▸ **Stated exercise**: Quote all of the data exactly as given. Skip every picture it contains.

▸ **Supplied information**:
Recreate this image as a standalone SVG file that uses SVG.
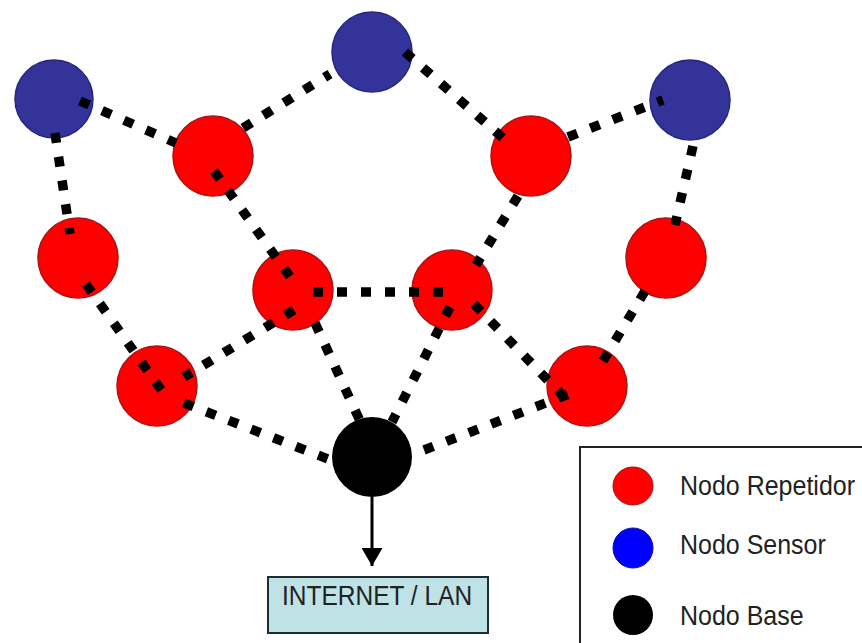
<svg xmlns="http://www.w3.org/2000/svg" width="862" height="643" viewBox="0 0 862 643">
  <defs>
    <style>
      .rep { fill: #ff0000; stroke: #b01010; stroke-width: 1.5; }
      .sen { fill: #333399; stroke: #262680; stroke-width: 1.5; }
      .base { fill: #000000; }
      .link { stroke: #000000; stroke-width: 9.5; stroke-dasharray: 10 14; fill: none; }
      .lbl { font-family: "Liberation Sans", Arial, sans-serif; fill: #222222; }
    </style>
    <marker id="arrowhead" markerWidth="6" markerHeight="7" refX="6" refY="3.5" orient="auto" markerUnits="strokeWidth">
      <path d="M0,0 L6,3.5 L0,7 Z" fill="#000000"/>
    </marker>
  </defs>

  <rect width="862" height="643" fill="#ffffff"/>

  <!-- sensor nodes -->
  <g id="sensor-left"><circle class="sen" cx="54" cy="99" r="39"/></g>
  <g id="sensor-top"><circle class="sen" cx="372" cy="52" r="40"/></g>
  <g id="sensor-right"><circle class="sen" cx="690" cy="100" r="40"/></g>

  <!-- repeater nodes -->
  <g id="rep-upper-left"><circle class="rep" cx="213" cy="156" r="40"/></g>
  <g id="rep-upper-right"><circle class="rep" cx="531" cy="156" r="40"/></g>
  <g id="rep-left"><circle class="rep" cx="78" cy="258" r="40"/></g>
  <g id="rep-right"><circle class="rep" cx="666" cy="258" r="40"/></g>
  <g id="rep-center-left"><circle class="rep" cx="293" cy="290" r="40"/></g>
  <g id="rep-center-right"><circle class="rep" cx="452" cy="290" r="40"/></g>
  <g id="rep-lower-left"><circle class="rep" cx="157" cy="386" r="40"/></g>
  <g id="rep-lower-right"><circle class="rep" cx="587" cy="386" r="40"/></g>

  <!-- base node -->
  <g id="base"><circle class="base" cx="372" cy="457" r="40"/></g>

  <!-- gateway box -->
  <g id="internet">
    <rect x="268" y="577" width="220" height="56" fill="#bfe2e6" stroke="#1e2e2e" stroke-width="2"/>
    <text class="lbl" x="282" y="0" font-size="24.5" fill="#1a2a30" transform="translate(0,605) scale(1,1.14)">INTERNET / LAN</text>
  </g>

  <!-- dotted radio links and uplink -->
  <g id="connectors">
    <line class="link" x1="80" y1="101" x2="176" y2="143"/>
    <line class="link" x1="55" y1="133" x2="70" y2="234"/>
    <line class="link" x1="243" y1="128" x2="330" y2="74"/>
    <line class="link" x1="405" y1="52" x2="503" y2="138"/>
    <line class="link" x1="568" y1="137" x2="663" y2="100"/>
    <line class="link" x1="693" y1="146" x2="675" y2="225"/>
    <line class="link" x1="214" y1="171" x2="291" y2="278"/>
    <line class="link" x1="518" y1="196" x2="476" y2="265"/>
    <line class="link" x1="313" y1="292" x2="445" y2="292"/>
    <line class="link" x1="86" y1="284" x2="162" y2="391"/>
    <line class="link" x1="294" y1="310" x2="184" y2="377"/>
    <line class="link" x1="184" y1="403" x2="328" y2="459"/>
    <line class="link" x1="315" y1="323" x2="360" y2="421"/>
    <line class="link" x1="450" y1="307" x2="392" y2="422"/>
    <line class="link" x1="474" y1="304" x2="568" y2="401"/>
    <line class="link" x1="424" y1="450" x2="569" y2="394"/>
    <line class="link" x1="645" y1="291" x2="603" y2="361"/>
    <line x1="372" y1="497" x2="372" y2="566" stroke="#000000" stroke-width="3" marker-end="url(#arrowhead)"/>
  </g>

  <!-- legend -->
  <g id="legend">
    <rect x="580" y="447" width="300" height="220" fill="#ffffff" stroke="#222222" stroke-width="2"/>
    <g id="legend-rep">
      <ellipse cx="633" cy="486" rx="20" ry="19" fill="#ff0000" stroke="#a01010" stroke-width="1"/>
      <text class="lbl" x="680" y="0" font-size="25" transform="translate(0,495) scale(1,1.1)">Nodo Repetidor</text>
    </g>
    <g id="legend-sen">
      <ellipse cx="633" cy="548" rx="20" ry="20" fill="#0000ff" stroke="#1010a0" stroke-width="1"/>
      <text class="lbl" x="680" y="0" font-size="25" transform="translate(0,554) scale(1,1.1)">Nodo Sensor</text>
    </g>
    <g id="legend-base">
      <ellipse cx="633" cy="615" rx="20" ry="20" fill="#000000"/>
      <text class="lbl" x="680" y="0" font-size="25" transform="translate(0,625) scale(1,1.1)">Nodo Base</text>
    </g>
  </g>
</svg>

▸ **Worked solution**:
Recreate this image as a standalone SVG file that uses SVG.
<svg xmlns="http://www.w3.org/2000/svg" width="862" height="643" viewBox="0 0 862 643">
  <defs>
    <style>
      .rep { fill: #ff0000; stroke: #b01010; stroke-width: 1.5; }
      .sen { fill: #333399; stroke: #262680; stroke-width: 1.5; }
      .base { fill: #000000; }
      .link { stroke: #000000; stroke-width: 9.5; stroke-dasharray: 10 14; fill: none; }
      .lbl { font-family: "Liberation Sans", Arial, sans-serif; fill: #222222; }
    </style>
    <marker id="arrowhead" markerWidth="6" markerHeight="7" refX="6" refY="3.5" orient="auto" markerUnits="strokeWidth">
      <path d="M0,0 L6,3.5 L0,7 Z" fill="#000000"/>
    </marker>
  </defs>

  <rect width="862" height="643" fill="#ffffff"/>

  <!-- sensor nodes -->
  <g id="sensor-left"><circle class="sen" cx="54" cy="99" r="39"/></g>
  <g id="sensor-top"><circle class="sen" cx="372" cy="52" r="40"/></g>
  <g id="sensor-right"><circle class="sen" cx="690" cy="100" r="40"/></g>

  <!-- repeater nodes -->
  <g id="rep-upper-left"><circle class="rep" cx="213" cy="156" r="40"/></g>
  <g id="rep-upper-right"><circle class="rep" cx="531" cy="156" r="40"/></g>
  <g id="rep-left"><circle class="rep" cx="78" cy="258" r="40"/></g>
  <g id="rep-right"><circle class="rep" cx="666" cy="258" r="40"/></g>
  <g id="rep-center-left"><circle class="rep" cx="293" cy="290" r="40"/></g>
  <g id="rep-center-right"><circle class="rep" cx="452" cy="290" r="40"/></g>
  <g id="rep-lower-left"><circle class="rep" cx="157" cy="386" r="40"/></g>
  <g id="rep-lower-right"><circle class="rep" cx="587" cy="386" r="40"/></g>

  <!-- base node -->
  <g id="base"><circle class="base" cx="372" cy="457" r="40"/></g>

  <!-- gateway box -->
  <g id="internet">
    <rect x="268" y="577" width="220" height="56" fill="#bfe2e6" stroke="#1e2e2e" stroke-width="2"/>
    <text class="lbl" x="282" y="0" font-size="24.5" fill="#1a2a30" transform="translate(0,605) scale(1,1.14)">INTERNET / LAN</text>
  </g>

  <!-- dotted radio links and uplink -->
  <g id="connectors">
    <line class="link" x1="80" y1="101" x2="176" y2="143"/>
    <line class="link" x1="55" y1="133" x2="70" y2="234"/>
    <line class="link" x1="243" y1="128" x2="330" y2="74"/>
    <line class="link" x1="405" y1="52" x2="503" y2="138"/>
    <line class="link" x1="568" y1="137" x2="663" y2="100"/>
    <line class="link" x1="693" y1="146" x2="675" y2="225"/>
    <line class="link" x1="214" y1="171" x2="291" y2="278"/>
    <line class="link" x1="518" y1="196" x2="476" y2="265"/>
    <line class="link" x1="313" y1="292" x2="445" y2="292"/>
    <line class="link" x1="86" y1="284" x2="162" y2="391"/>
    <line class="link" x1="294" y1="310" x2="184" y2="377"/>
    <line class="link" x1="184" y1="403" x2="328" y2="459"/>
    <line class="link" x1="315" y1="323" x2="360" y2="421"/>
    <line class="link" x1="450" y1="307" x2="392" y2="422"/>
    <line class="link" x1="474" y1="304" x2="568" y2="401"/>
    <line class="link" x1="424" y1="450" x2="569" y2="394"/>
    <line class="link" x1="645" y1="291" x2="603" y2="361"/>
    <line x1="372" y1="497" x2="372" y2="566" stroke="#000000" stroke-width="3" marker-end="url(#arrowhead)"/>
  </g>

  <!-- legend -->
  <g id="legend">
    <rect x="580" y="447" width="300" height="220" fill="#ffffff" stroke="#222222" stroke-width="2"/>
    <g id="legend-rep">
      <ellipse cx="633" cy="486" rx="20" ry="19" fill="#ff0000" stroke="#a01010" stroke-width="1"/>
      <text class="lbl" x="680" y="0" font-size="25" transform="translate(0,495) scale(1,1.1)">Nodo Repetidor</text>
    </g>
    <g id="legend-sen">
      <ellipse cx="633" cy="548" rx="20" ry="20" fill="#0000ff" stroke="#1010a0" stroke-width="1"/>
      <text class="lbl" x="680" y="0" font-size="25" transform="translate(0,554) scale(1,1.1)">Nodo Sensor</text>
    </g>
    <g id="legend-base">
      <ellipse cx="633" cy="615" rx="20" ry="20" fill="#000000"/>
      <text class="lbl" x="680" y="0" font-size="25" transform="translate(0,625) scale(1,1.1)">Nodo Base</text>
    </g>
  </g>
</svg>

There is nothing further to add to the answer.